* JOB: Reproduce exactly, and nothing else, the lines from the one that contains "What matplotlib code" through the one that contains "ax.set_yticklabels([str(t) for t". Leave the pictures out.

* TASK DATA:
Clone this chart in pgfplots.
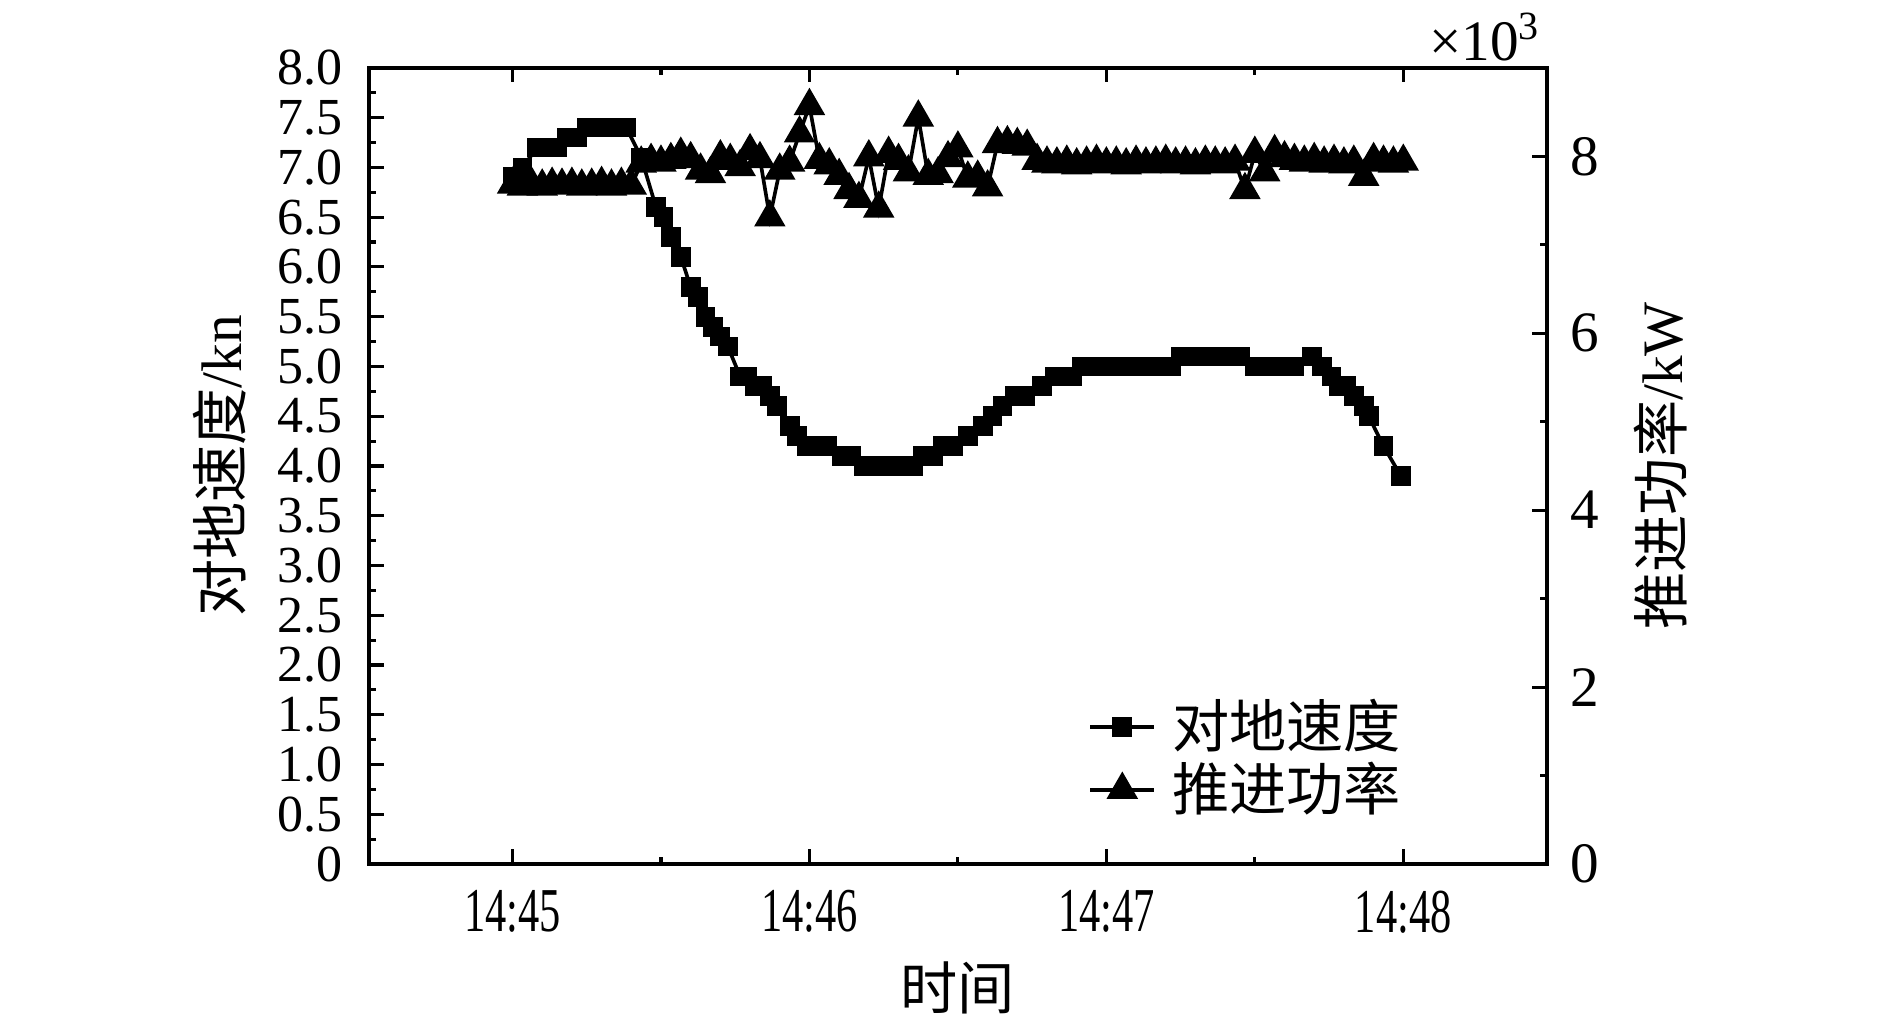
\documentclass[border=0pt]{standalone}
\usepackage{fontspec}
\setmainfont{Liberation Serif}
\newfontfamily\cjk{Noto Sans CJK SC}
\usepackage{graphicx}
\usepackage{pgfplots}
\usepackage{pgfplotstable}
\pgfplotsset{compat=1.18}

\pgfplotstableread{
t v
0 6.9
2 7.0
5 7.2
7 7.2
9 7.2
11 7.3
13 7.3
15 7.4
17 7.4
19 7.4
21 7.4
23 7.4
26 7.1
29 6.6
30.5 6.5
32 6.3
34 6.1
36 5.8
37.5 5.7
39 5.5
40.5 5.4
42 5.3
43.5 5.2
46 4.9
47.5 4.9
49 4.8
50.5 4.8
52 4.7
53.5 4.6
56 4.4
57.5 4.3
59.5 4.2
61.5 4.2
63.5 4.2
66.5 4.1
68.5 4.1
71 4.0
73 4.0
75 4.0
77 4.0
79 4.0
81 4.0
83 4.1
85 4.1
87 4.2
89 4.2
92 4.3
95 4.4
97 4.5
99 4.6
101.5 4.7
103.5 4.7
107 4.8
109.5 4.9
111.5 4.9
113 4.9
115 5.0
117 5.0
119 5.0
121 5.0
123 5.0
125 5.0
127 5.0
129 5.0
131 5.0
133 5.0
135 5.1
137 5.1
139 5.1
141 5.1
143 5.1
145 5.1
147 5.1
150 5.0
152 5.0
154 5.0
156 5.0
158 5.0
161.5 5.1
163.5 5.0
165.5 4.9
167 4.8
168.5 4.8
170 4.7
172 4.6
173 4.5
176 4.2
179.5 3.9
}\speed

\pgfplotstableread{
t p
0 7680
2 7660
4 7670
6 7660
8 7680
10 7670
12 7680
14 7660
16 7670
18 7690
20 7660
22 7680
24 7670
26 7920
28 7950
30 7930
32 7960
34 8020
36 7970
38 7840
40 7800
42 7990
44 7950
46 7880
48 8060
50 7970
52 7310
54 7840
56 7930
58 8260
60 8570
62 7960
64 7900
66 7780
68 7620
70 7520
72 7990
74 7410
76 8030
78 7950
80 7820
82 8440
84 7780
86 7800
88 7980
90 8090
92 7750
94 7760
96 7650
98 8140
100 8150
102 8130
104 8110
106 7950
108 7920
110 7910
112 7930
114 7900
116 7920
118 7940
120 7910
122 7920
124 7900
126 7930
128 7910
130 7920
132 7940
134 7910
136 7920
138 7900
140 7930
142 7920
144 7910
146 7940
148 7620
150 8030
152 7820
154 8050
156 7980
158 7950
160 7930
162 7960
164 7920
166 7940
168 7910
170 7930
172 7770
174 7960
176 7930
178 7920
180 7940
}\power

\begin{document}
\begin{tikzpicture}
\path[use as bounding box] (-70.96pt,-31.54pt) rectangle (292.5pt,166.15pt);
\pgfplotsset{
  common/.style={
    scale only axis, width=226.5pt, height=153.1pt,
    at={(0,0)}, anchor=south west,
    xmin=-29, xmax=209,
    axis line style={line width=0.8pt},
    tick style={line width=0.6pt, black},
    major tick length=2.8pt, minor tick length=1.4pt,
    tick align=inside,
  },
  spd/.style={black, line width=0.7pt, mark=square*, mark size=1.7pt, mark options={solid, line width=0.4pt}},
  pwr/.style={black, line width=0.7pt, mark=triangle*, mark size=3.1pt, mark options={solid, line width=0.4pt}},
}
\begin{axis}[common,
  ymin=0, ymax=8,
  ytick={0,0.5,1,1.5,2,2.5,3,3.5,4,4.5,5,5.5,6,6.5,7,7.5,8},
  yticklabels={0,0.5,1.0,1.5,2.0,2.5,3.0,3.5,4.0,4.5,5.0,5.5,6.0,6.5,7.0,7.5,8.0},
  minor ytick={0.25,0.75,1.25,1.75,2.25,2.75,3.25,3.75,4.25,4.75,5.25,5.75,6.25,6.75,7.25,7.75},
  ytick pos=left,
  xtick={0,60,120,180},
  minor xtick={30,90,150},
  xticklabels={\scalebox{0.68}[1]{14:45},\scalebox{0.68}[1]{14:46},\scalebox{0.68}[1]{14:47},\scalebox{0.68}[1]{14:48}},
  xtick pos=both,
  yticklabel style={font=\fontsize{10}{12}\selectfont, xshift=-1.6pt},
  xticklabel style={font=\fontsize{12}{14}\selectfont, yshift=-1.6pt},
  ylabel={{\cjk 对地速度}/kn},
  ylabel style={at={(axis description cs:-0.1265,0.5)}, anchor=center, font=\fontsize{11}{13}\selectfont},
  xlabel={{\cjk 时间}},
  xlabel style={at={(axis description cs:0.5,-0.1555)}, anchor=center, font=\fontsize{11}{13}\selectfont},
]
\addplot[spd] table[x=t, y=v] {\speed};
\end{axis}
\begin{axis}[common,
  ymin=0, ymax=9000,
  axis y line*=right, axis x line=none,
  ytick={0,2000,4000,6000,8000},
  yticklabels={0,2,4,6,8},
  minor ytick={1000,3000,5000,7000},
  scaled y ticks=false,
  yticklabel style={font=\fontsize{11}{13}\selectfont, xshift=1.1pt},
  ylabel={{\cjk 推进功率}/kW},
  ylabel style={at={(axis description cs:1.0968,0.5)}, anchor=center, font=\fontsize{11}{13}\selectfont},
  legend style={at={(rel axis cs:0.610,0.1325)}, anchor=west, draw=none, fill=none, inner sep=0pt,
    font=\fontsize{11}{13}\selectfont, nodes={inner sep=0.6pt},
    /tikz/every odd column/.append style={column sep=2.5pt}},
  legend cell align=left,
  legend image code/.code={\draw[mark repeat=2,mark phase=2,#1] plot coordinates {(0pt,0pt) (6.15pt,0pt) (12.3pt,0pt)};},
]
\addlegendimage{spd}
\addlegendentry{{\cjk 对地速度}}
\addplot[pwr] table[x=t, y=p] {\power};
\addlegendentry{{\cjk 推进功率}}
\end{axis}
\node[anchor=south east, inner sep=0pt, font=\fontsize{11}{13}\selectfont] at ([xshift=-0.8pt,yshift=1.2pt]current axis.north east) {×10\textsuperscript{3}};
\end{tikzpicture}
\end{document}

...

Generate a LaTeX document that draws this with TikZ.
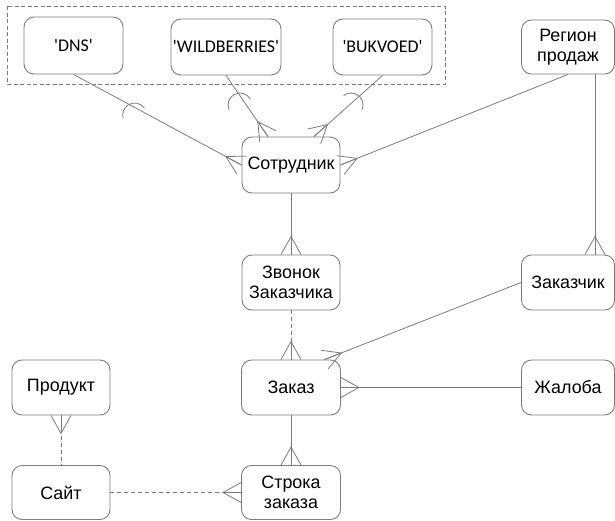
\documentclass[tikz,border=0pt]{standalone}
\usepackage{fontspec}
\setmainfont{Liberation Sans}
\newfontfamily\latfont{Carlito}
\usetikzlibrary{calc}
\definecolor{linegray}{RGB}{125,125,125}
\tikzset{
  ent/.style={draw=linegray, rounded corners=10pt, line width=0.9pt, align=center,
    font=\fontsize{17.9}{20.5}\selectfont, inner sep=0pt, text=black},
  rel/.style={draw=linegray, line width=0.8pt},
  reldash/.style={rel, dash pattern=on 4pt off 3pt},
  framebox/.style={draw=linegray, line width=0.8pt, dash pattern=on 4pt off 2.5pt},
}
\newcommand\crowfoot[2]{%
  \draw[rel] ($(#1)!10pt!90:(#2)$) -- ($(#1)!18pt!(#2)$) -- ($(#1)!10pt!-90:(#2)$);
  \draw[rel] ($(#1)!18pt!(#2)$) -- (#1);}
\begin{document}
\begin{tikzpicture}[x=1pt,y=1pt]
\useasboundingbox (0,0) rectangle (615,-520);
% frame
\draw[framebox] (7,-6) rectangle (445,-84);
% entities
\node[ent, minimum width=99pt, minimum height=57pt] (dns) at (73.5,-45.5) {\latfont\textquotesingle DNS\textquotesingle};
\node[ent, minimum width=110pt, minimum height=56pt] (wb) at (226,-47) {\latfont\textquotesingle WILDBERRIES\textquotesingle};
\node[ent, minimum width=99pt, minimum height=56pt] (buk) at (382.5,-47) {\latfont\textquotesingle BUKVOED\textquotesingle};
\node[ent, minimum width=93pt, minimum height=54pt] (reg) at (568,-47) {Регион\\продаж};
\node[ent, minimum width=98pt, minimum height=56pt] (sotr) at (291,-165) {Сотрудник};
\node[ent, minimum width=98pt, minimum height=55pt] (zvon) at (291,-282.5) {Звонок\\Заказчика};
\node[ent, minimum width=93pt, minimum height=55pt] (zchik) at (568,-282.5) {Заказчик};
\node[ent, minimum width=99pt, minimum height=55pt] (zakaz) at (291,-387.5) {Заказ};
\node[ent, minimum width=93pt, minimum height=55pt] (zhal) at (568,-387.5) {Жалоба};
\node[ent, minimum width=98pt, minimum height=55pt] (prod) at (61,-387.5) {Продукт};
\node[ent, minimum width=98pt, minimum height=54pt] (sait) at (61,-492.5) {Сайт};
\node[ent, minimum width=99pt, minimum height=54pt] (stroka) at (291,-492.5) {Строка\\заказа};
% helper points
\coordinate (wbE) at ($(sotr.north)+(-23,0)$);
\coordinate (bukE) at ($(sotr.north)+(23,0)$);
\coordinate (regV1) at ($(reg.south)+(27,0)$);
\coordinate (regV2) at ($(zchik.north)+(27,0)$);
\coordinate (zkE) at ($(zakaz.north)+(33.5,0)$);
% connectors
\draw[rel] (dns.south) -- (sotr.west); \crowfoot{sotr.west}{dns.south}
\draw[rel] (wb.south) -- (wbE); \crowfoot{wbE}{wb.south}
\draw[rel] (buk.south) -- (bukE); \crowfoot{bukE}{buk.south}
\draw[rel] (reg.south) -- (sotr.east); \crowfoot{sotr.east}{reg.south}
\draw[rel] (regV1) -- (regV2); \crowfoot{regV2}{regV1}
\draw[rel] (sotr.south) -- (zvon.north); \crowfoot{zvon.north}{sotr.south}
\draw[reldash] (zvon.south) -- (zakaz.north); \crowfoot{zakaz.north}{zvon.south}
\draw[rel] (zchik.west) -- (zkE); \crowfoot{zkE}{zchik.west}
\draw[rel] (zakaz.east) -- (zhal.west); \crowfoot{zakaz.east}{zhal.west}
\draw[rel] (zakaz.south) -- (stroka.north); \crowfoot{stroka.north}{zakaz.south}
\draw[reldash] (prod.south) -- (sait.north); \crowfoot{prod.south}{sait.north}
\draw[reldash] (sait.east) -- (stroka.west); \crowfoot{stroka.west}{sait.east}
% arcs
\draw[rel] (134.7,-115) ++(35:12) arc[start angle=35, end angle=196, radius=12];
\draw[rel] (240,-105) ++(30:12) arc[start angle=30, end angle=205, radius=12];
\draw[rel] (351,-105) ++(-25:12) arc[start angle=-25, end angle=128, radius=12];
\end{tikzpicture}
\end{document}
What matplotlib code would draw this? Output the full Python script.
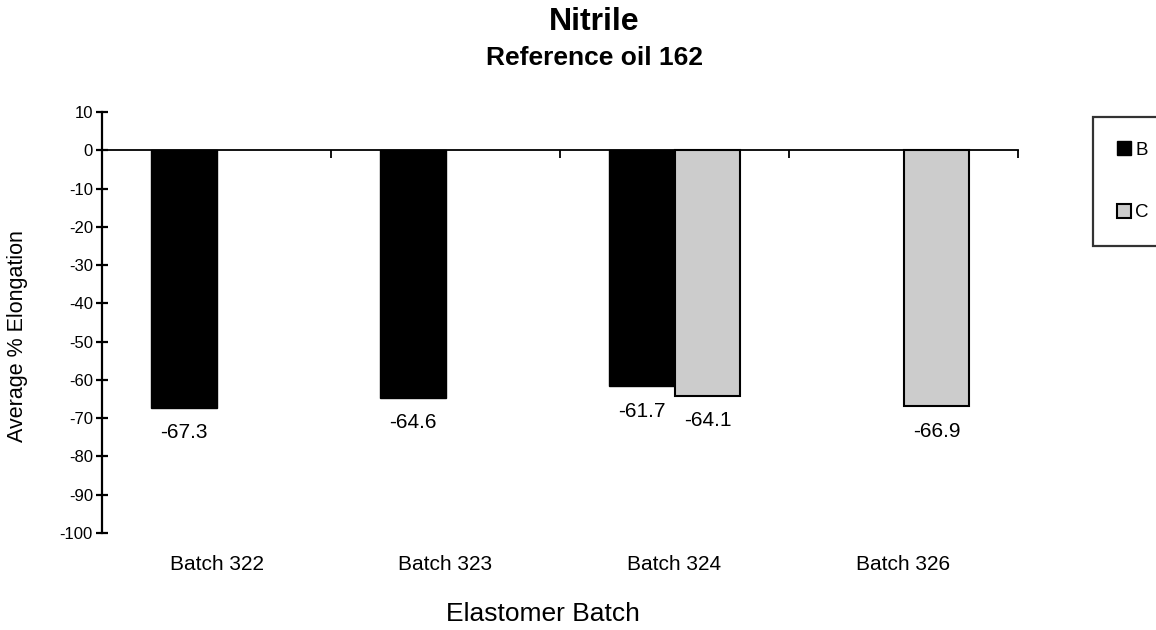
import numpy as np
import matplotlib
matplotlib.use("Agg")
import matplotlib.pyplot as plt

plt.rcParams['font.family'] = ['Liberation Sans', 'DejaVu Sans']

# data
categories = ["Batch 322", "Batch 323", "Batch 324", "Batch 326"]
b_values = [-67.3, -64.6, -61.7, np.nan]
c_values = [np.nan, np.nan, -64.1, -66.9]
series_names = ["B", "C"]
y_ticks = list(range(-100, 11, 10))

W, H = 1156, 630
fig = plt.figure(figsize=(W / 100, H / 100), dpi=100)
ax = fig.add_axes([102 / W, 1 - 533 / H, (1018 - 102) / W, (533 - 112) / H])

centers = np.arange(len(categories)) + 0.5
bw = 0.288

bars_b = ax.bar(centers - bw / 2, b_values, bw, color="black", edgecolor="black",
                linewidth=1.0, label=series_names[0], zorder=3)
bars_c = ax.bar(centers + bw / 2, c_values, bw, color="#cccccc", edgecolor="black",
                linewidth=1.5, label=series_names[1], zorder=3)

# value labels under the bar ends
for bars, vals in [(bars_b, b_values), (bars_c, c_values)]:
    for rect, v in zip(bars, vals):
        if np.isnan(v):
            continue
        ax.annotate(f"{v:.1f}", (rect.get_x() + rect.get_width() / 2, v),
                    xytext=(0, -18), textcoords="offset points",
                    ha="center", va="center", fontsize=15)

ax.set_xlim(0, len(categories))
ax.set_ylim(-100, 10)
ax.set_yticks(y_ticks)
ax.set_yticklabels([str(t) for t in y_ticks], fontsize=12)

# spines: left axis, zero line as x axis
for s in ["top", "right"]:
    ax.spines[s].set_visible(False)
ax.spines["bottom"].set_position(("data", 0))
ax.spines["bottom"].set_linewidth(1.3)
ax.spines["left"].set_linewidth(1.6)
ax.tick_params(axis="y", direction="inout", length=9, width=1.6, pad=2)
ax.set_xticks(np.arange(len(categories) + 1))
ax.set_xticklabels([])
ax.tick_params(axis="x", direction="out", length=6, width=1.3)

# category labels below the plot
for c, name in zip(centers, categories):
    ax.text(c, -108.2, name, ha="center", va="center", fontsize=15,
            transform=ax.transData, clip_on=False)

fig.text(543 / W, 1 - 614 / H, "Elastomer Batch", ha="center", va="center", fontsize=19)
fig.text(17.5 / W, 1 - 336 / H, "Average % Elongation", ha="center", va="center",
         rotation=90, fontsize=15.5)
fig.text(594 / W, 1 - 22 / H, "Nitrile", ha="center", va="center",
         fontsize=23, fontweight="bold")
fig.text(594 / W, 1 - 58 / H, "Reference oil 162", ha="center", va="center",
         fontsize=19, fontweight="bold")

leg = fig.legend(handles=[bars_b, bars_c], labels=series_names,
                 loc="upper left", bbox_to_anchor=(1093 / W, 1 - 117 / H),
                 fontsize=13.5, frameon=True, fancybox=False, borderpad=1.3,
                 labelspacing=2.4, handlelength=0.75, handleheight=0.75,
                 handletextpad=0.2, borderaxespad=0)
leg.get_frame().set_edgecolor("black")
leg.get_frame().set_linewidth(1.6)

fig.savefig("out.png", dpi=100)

* SOLUTION FOR THIS PROBLEM:
What matplotlib code would draw this? Output the full Python script.
import numpy as np
import matplotlib
matplotlib.use("Agg")
import matplotlib.pyplot as plt

plt.rcParams['font.family'] = ['Liberation Sans', 'DejaVu Sans']

# data
categories = ["Batch 322", "Batch 323", "Batch 324", "Batch 326"]
b_values = [-67.3, -64.6, -61.7, np.nan]
c_values = [np.nan, np.nan, -64.1, -66.9]
series_names = ["B", "C"]
y_ticks = list(range(-100, 11, 10))

W, H = 1156, 630
fig = plt.figure(figsize=(W / 100, H / 100), dpi=100)
ax = fig.add_axes([102 / W, 1 - 533 / H, (1018 - 102) / W, (533 - 112) / H])

centers = np.arange(len(categories)) + 0.5
bw = 0.288

bars_b = ax.bar(centers - bw / 2, b_values, bw, color="black", edgecolor="black",
                linewidth=1.0, label=series_names[0], zorder=3)
bars_c = ax.bar(centers + bw / 2, c_values, bw, color="#cccccc", edgecolor="black",
                linewidth=1.5, label=series_names[1], zorder=3)

# value labels under the bar ends
for bars, vals in [(bars_b, b_values), (bars_c, c_values)]:
    for rect, v in zip(bars, vals):
        if np.isnan(v):
            continue
        ax.annotate(f"{v:.1f}", (rect.get_x() + rect.get_width() / 2, v),
                    xytext=(0, -18), textcoords="offset points",
                    ha="center", va="center", fontsize=15)

ax.set_xlim(0, len(categories))
ax.set_ylim(-100, 10)
ax.set_yticks(y_ticks)
ax.set_yticklabels([str(t) for t in y_ticks], fontsize=12)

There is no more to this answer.